Wie ich ein Leben rettete

Jennifer Klesse-Münch wusste nicht, was eine Stammzellentransplantation für sie bedeutet. Aber sie zögerte keine Sekunde und verhalf einem Jungen, weiterzuleben.

Foto: Matzerath

Langenfeld. Ich hatte mich vor sechs Jahren bei der DKMS registrieren lassen. Nur ein halbes Jahr später erhielt ich die Nachricht, dass ich für einen Patienten als Spenderin in Frage käme. Ich war total aufgeregt. Und glücklich, dass ich die Möglichkeit bekam, einem Menschen die Hoffnung auf ein zweites Leben zu schenken. Gleichzeitig war ich unsicher. Ich wusste ja überhaupt nicht, was auf mich zukam. Trotzdem habe ich keine Sekunde gezögert.

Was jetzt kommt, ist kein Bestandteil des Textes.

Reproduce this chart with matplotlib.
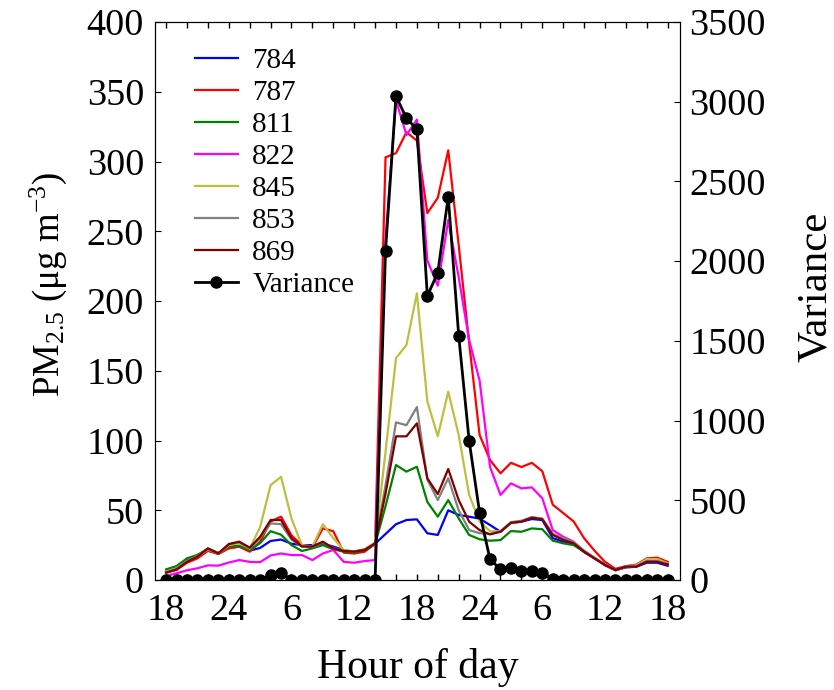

Als Erstes wurde ich medizinisch untersucht. Dabei kam raus, dass man mir Stammzellen aus dem Beckenkamm entnehmen würde. Das ist eher ungewöhnlich. 80 Prozent der Entnahmen werden ambulant über die Armvene durchgeführt. Das dauert vier Stunden und man kann danach sofort wieder nach Hause gehen. Da ich eine ausgeprägte Spritzenphobie habe, war ich aber über die Entscheidung des Arztes sogar eher glücklich.

Meine Familie und Freunde haben meine Entscheidung, Stammzellen zu spenden, zu jeder Zeit unterstützt. Alle waren total stolz auf mich. Das war mir schon ein wenig peinlich. Denn das sollte doch eigentlich selbstverständlich sein. Dann kam der große Tag. Vor fast fünf Jahren, am 7. Dezember 2011, wurden mir Stammzellen entnommen. Vorab wurde ich von den Ärzten der DKMS über alles genau aufgeklärt. Ich konnte jederzeit dort anrufen und alle Fragen wurden immer ausführlich beantwortet. Die Entnahme selbst verlief völlig problemlos. Nach der Spende hatte ich zwar ein paar Tage lang Schmerzen, die sich wie Muskelkater anfühlten.

Erst nach der Entnahme erfuhr ich, dass die Spende für ein fünfjähriges Kind war. Mein Sohn war zu diesem Zeitpunkt genauso alt. Einige Wochen nach der Spende schrieb ich der Familie einen Brief. Zunächst musste eine zweijährige Sperrfrist eingehalten werden, in denen Familien nur anonym Kontakt über die DKMS aufnehmen dürfen. Immer wieder habe ich neue Anläufe genommen, vor allem weil ich Angst hatte, aufdringlich zu sein. Dabei wollte ich doch nur wissen, wie es dem Kind geht.

Wochen darauf erhielt ich Antwort und erfuhr, dass meine Stammzellen dem fünfjährigen Max wirklich das Leben gerettet hatten. Der Brief war rührend geschrieben, voller Dankbarkeit und ich musste vor Freude weinen. Unmittelbar nachdem die Sperrfrist verstrichen war, hat die Familie uns eingeladen — meinen Freund (heute sind wir verheiratet) und meinen Sohn Louis. Um auch anderen Menschen zu zeigen, was man mit einer Registrierung bewirken kann, beschlossen wir gemeinsam, die erste Begegnung öffentlich zu machen. Als ich ankam, gingen wir auf Maxi zu. Er stand bei seiner Familie. Ich ging langsam die Einfahrt hinauf und da standen sie alle: ein Kamerateam, die ganze Familie und Maxi, ein gesunder kleiner Kerl. Ich habe mich vor ihn gekniet und er hat „Hallo Jenny“ zu mir gesagt. Es war einfach überwältigend. Und ich war der glücklichste Mensch auf der ganzen Welt. Inzwischen sind unsere Familien eng befreundet.

Für die erkrankte Petra aus Ratingen hoffe ich sehr, dass viele Menschen an der Aktion am 13. November teilnehmen. Denn nur wer sich registrieren lässt, kann auch als Lebensretter gefunden werden. Wie ich — und jede andere Mutter — möchte auch Petra an der Seite ihres Sohnes bleiben.